Already some companies see IM as a time-wasting technology -- as was the case when email, Web access and even the telephone were first put on workers' desks -- but the latest warning, levelled by Blue Coat Systems, is based on three key factors.

The security appliance vendor highlights that IM is used to send files which firewalls don't pick up because they do not pass through corporate email systems; they are not checked for viruses; and they are not logged.

Nigel Hawthorn, Blue Coat's European marketing director, told silicon.com: "We're not against IM but companies must either stop end users installing IM software or, without such a policy, use tools to monitor its use. Both options come down to control."

Gartner analysts have declared 2003 the year when IM will take off and have warned IT managers that if they don't embrace the technology, their staff will do so often outside of the IT department's reach.
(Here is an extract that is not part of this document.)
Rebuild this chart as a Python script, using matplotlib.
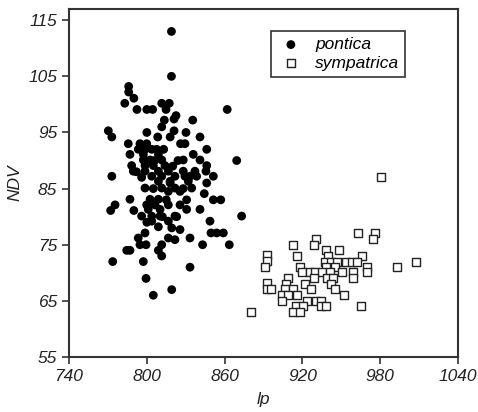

IDC has forecast there will be 255m worldwide IM users in the workplace by the end of 2006. However, according to a Blue Coat poll conducted outside train stations in the UK, around 88 percent of corporate IM users now only use the technology to communicate with friends and family.

Flagship providers of IM including AOL, Microsoft and Yahoo! are now gearing up for pushing corporate versions of their software, which pay more attention to recording communications and security.

Steve Boom, senior vice president, Yahoo! Enterprise Solutions, said: "There is no rampant security risk. Users know messages aren't encrypted, for example, and the way forward isn't to control consumer IM but look at integrating it with [a company's] IT."

He said IM can in some cases be at least as secure as email, with systems based on directories, such as those provided by Microsoft or Novell, for authentication purposes.